The RSNO did a Cole Porter concert a couple of weeks ago.  They pinned it on the coincidence of the orchestra having been founded in the same year that he was born. But no excuse was needed at all to revisit the extraordinary wealth of wonderful songs that he produced.  Amongst hosts of others the words and music for My Heart Belongs to Daddy, Begin the Beguine, Night and Day and for the musicals Kiss Me Kate and High Society all fell from his talented pen and the talented Kim Criswell delivered them with aplomb.

Richard Strauss (not to be confused with Johann the waltz king) may have written any number of songs but it was his Four Last Songs that featured as one item on the RSNO's final concert of the subscription season.  This was the first time I had heard them live and I thought they were beautiful and so much better than on any recording I've ever heard.  The main work was Beethoven's Ninth Symphony.  The only trouble with this is that you can't really enjoy the first three movements because all you want to hear is the fourth in which the Ode to Joy is blasted out my a large choir.  It was good when it came and the opening piece of the programme whose name I've forgotten by a young woman whose name I have also forgotten and which was inspired by some flats being blown up recently in Glasgow was another blast.

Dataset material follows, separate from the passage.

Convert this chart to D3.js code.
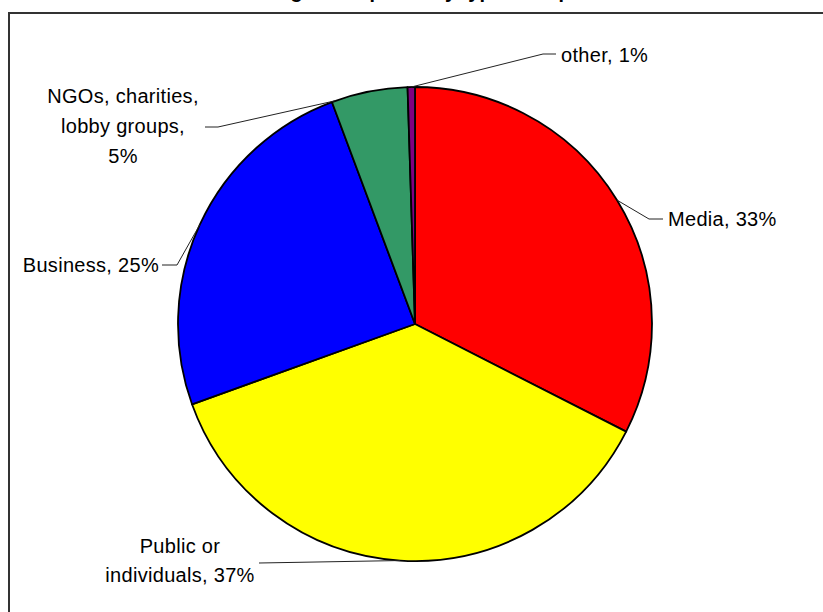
<!DOCTYPE html>
<html>
<head>
<meta charset="UTF-8">
<title>Requests by type of requester</title>
<script src="https://d3js.org/d3.v7.min.js"></script>
<style>
  body { margin: 0; background: #fff; }
  svg { display: block; }
  text { font-family: "Liberation Sans", Arial, sans-serif; fill: #000; }
</style>
</head>
<body>
<div id="chart"></div>
<script>
// data
var categories = ["Media", "Public or individuals", "Business", "NGOs, charities, lobby groups", "other"];
var shares = [32.5, 37.0, 24.8, 5.2, 0.5];
var pctLabels = ["33%", "37%", "25%", "5%", "1%"];
// how each label is broken into lines
var labelLines = [
    ["Media, 33%"],
    ["Public or", "individuals, 37%"],
    ["Business, 25%"],
    ["NGOs, charities,", "lobby groups,", "5%"],
    ["other, 1%"]
];
var colours = ["#ff0000", "#ffff00", "#0000ff", "#339966", "#800080"];

var width = 823, height = 612;
var cx = 415, cy = 324, radius = 237;

var svg = d3.select("#chart").append("svg")
    .attr("width", width)
    .attr("height", height);

// chart frame (runs off the right and bottom of the picture)
svg.append("rect")
    .attr("x", 9)
    .attr("y", 13)
    .attr("width", 830)
    .attr("height", 620)
    .style("fill", "#fff")
    .style("stroke", "#333")
    .style("stroke-width", 2);

// title, cut off at the top just like the original
svg.append("text")
    .attr("x", 415)
    .attr("y", -2)
    .attr("text-anchor", "middle")
    .style("font-size", "20px")
    .style("font-weight", "bold")
    .text("Percentage of requests by type of requester");

var data = categories.map(function (c, i) {
    return { name: c, value: shares[i], pct: pctLabels[i], lines: labelLines[i], colour: colours[i] };
});

var pie = d3.pie()
    .sort(null)
    .value(function (d) { return d.value; });

var arc = d3.arc()
    .innerRadius(0)
    .outerRadius(radius);

var arcs = pie(data);

var g = svg.append("g")
    .attr("transform", "translate(" + cx + "," + cy + ")");

g.selectAll("path.slice")
    .data(arcs)
    .enter()
    .append("path")
    .attr("class", "slice")
    .attr("d", arc)
    .style("fill", function (d) { return d.data.colour; })
    .style("stroke", "#000")
    .style("stroke-width", 1.8)
    .style("stroke-linejoin", "round");

// label placement (layout only): where along the slice the leader starts,
// the elbow/end of the leader, and the text block position
var labelLayout = [
    { t: 0.5,  elbow: [649, 219], end: [663, 219], tx: 668, ty: [219], anchor: "start" },
    { t: 0.5,  elbow: null,       end: [259, 563], tx: 180, ty: [546, 575], anchor: "middle" },
    { t: 0.5,  elbow: [177, 265], end: [162, 265], tx: 159, ty: [265], anchor: "end" },
    { t: 0.05, elbow: [218, 127], end: [205, 127], tx: 123, ty: [96, 126, 156], anchor: "middle" },
    { t: 0.5,  elbow: [543, 54],  end: [556, 54],  tx: 561, ty: [55], anchor: "start" }
];

function edgePoint(d, t) {
    var a = d.startAngle + (d.endAngle - d.startAngle) * t;
    return [cx + radius * Math.sin(a), cy - radius * Math.cos(a)];
}

var line = d3.line();

arcs.forEach(function (d, i) {
    var lay = labelLayout[i];
    var pts = [edgePoint(d, lay.t)];
    if (lay.elbow) pts.push(lay.elbow);
    pts.push(lay.end);

    svg.append("path")
        .attr("d", line(pts))
        .style("fill", "none")
        .style("stroke", "#222")
        .style("stroke-width", 1);

    var txt = svg.append("text")
        .attr("text-anchor", lay.anchor)
        .style("font-size", "20px")
        .style("letter-spacing", "0.3px");

    d.data.lines.forEach(function (l, k) {
        txt.append("tspan")
            .attr("x", lay.tx)
            .attr("y", lay.ty[k])
            .attr("dy", "0.35em")
            .text(l);
    });
});
</script>
</body>
</html>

Men in the trenches of the First World War lived with daily blasts of gunfire and bombs and many fell victim to shellshock as a result. This was the case for one of the three young soldiers whose experiences were dramatised in the National Theatre of Scotland's 306:Dawn.

306 is the number of men who were executed for cowardice during the war and dawn was when sentence was carried out.  Dawn was also when the first performance of the play took place in a barn a few miles outside Perth.  I went to a performance at a more usual time but I don't think the play can have lost much in atmosphere thanks to the exceptional performances, the fine music and an inspired presentation.

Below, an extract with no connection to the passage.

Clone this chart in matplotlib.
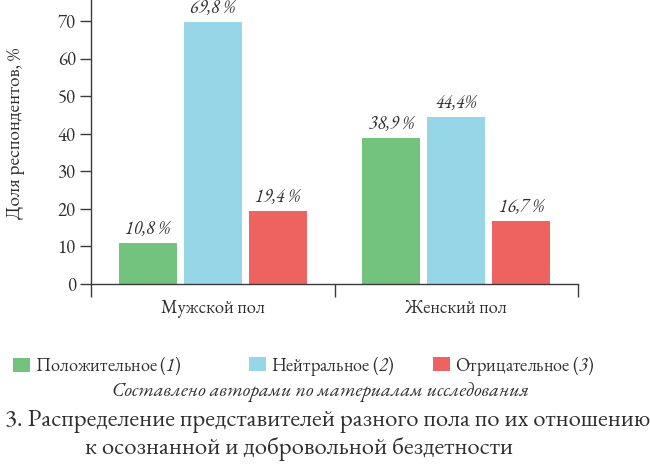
import matplotlib
matplotlib.use("Agg")
import matplotlib.pyplot as plt
import numpy as np

# ---- data ----
categories = ["Мужской пол", "Женский пол"]
series_names = ["Положительное", "Нейтральное", "Отрицательное"]
series_nums = ["1", "2", "3"]
positive = [10.8, 38.9]
neutral = [69.8, 44.4]
negative = [19.4, 16.7]
value_labels = [
    ["10,8 %", "38,9 %"],
    ["69,8 %", "44,4%"],
    ["19,4 %", "16,7 %"],
]
yticks = [0, 10, 20, 30, 40, 50, 60, 70]
ylabel = "Доля респондентов, %"
source_note = "Составлено авторами по материалам исследования"
title_line1 = "3. Распределение представителей разного пола по их отношению"
title_line2 = "к осознанной и добровольной бездетности"

colors = ["#73c27e", "#96d6e6", "#ee6260"]
text_color = "#2e2e2e"
axis_color = "#3a3a3a"

FAM = ["EB Garamond", "Cormorant Garamond", "Liberation Serif", "DejaVu Serif"]
plt.rcParams["font.family"] = FAM
plt.rcParams["mathtext.fontset"] = "custom"
plt.rcParams["mathtext.rm"] = "EB Garamond:italic"
plt.rcParams["mathtext.it"] = "EB Garamond:italic"

fig = plt.figure(figsize=(6.5, 4.7), dpi=100)
ax = fig.add_axes([91 / 650, 1 - 284 / 470, (578 - 91) / 650, 284 / 470])

x = np.arange(len(categories))
width = 0.24
offset = 0.267
series = [positive, neutral, negative]
containers = []
for i, vals in enumerate(series):
    c = ax.bar(x + (i - 1) * offset, vals, width, color=colors[i], linewidth=0)
    containers.append(c)
    for j, v in enumerate(vals):
        ax.annotate(value_labels[i][j], (x[j] + (i - 1) * offset, v),
                    xytext=(0, 6.5), textcoords="offset points",
                    ha="center", va="baseline", fontsize=13, style="italic",
                    color=text_color, family=FAM)

ax.set_xlim(-0.5, len(categories) - 0.5)
ax.set_ylim(0, 75.6)
ax.set_yticks(yticks)
ax.tick_params(axis="y", direction="out", length=8, width=1, color=axis_color,
               labelsize=13.5, labelcolor=text_color, pad=3)
ax.set_xticks(x)
ax.set_xticklabels(categories)
ax.tick_params(axis="x", which="major", length=0, labelsize=13.3,
               labelcolor=text_color, pad=11)
ax.set_xticks(np.arange(-0.5, len(categories), 1.0), minor=True)
ax.tick_params(axis="x", which="minor", direction="out", length=9.5, width=1,
               color=axis_color)
for s in ["top", "right"]:
    ax.spines[s].set_visible(False)
for s in ["left", "bottom"]:
    ax.spines[s].set_color(axis_color)
    ax.spines[s].set_linewidth(1)
ax.set_ylabel(ylabel, fontsize=13.8, color=text_color)
ax.yaxis.set_label_coords(-0.135, 0.53)

# legend entries
leg_x = [13 / 650, 249 / 650, 433 / 650]
leg_y = 1 - 366 / 470
for i in range(3):
    fig.legend(handles=[containers[i]],
               labels=[f"{series_names[i]} (${series_nums[i]}$)"],
               loc="center left", bbox_to_anchor=(leg_x[i], leg_y),
               frameon=False, fontsize=13.2, borderpad=0, borderaxespad=0,
               handlelength=0.93, handleheight=0.82, handletextpad=0.27,
               labelcolor=text_color)

fig.text(321 / 650, 1 - 392 / 470, source_note, ha="center", va="center",
         fontsize=14.3, style="italic", color=text_color)
fig.text(328 / 650, 1 - 421 / 470, title_line1, ha="center", va="center",
         fontsize=17.9, color=text_color)
fig.text(85 / 650, 1 - 449 / 470, title_line2, ha="left", va="center",
         fontsize=17.9, color=text_color)

fig.savefig("out.png", dpi=100)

Here's a model of what was inside the barn.  The NTS has always favoured unconventional stages and this is no exception.

The seating areas are the dark clumps.  The action took place on the raised grey areas, in the passageways between them and on walkways behind the palisades of giant wooden rifles that surround the whole.

It's a very moving experience watching the men being overcome by the horror and stress of exposure to the brutality of warfare allied to the army's rigid and compassionless regime.  As the review in The Scotsman put it " At the end of the play, many in the audience will weep. There’s also a place, though, for a deep and implacable anger at the cruel, life-denying cult of death and killing that held this all-male culture in its grip. This is an indelibly powerful work of music theatre that will have that impact wherever it is performed, for many years to come."

I'm going to quote Joyce McMillan in the Scotsman again, this time about another WWI play that I saw at the Citizens and which puzzled me.  Observe The Sons Of Ulster Marching Towards The Somme she says "has never been a comfortable play for those who like things simple, in terms of culture, sexuality, or Irish politics".

I couldn't make up my mind whether the play was an exercise in bigging up Irish protestantism, which I found uncomfortable, or in likening the folly of prejudice to the folly of war.  I'm indebted to Mark Brown in The Telegraph for some enlightenment when in introducing his review of the production he says "Just as the Easter Rising in Dublin in 1916 was a historic juncture in the shaping of Irish Republican politics, so the Battle of the Somme was  formative in the evolution of its rival tradition, Ulster Loyalism."


As a theatre production it was excellent and I recommend reading both those reviews, Scotsman and Telegraph, as well as a little bit about Frank McGuinness its author for a better appreciation.

Maybe I should have done that before going to see it but I prefer to make up my own mind about things even when a bit of background might sometimes help.  I was in fact a bit worried when I went to see Scottish Ballet's Swan Lake because I had inadvertently read an uncomplimentary review of it in The Spectator a week or two beforehand.

Fortunately I enjoyed it for the most part although as Roger remarked the swans' costumes were somewhat unflattering, reminding him strongly of M&S underwear.  (You have to walk through a lot of that to get to the mens' department.)

That apart it all looked beautiful.  Actionwise Act 1 was a bit bland but when Act 2 got going,  and the black swan appeared with her henchmen it heated up.
Photo by Andy Ross
Some reviews didn't like it because it stripped out a lot of the traditional story.  My relative unfamiliarity with the ballet protected me from that concern and Thom Dibdin who clearly knows his ballet swept those concerns aside in his review.  And what is there not to like in Tchaikovsky's wonderful music.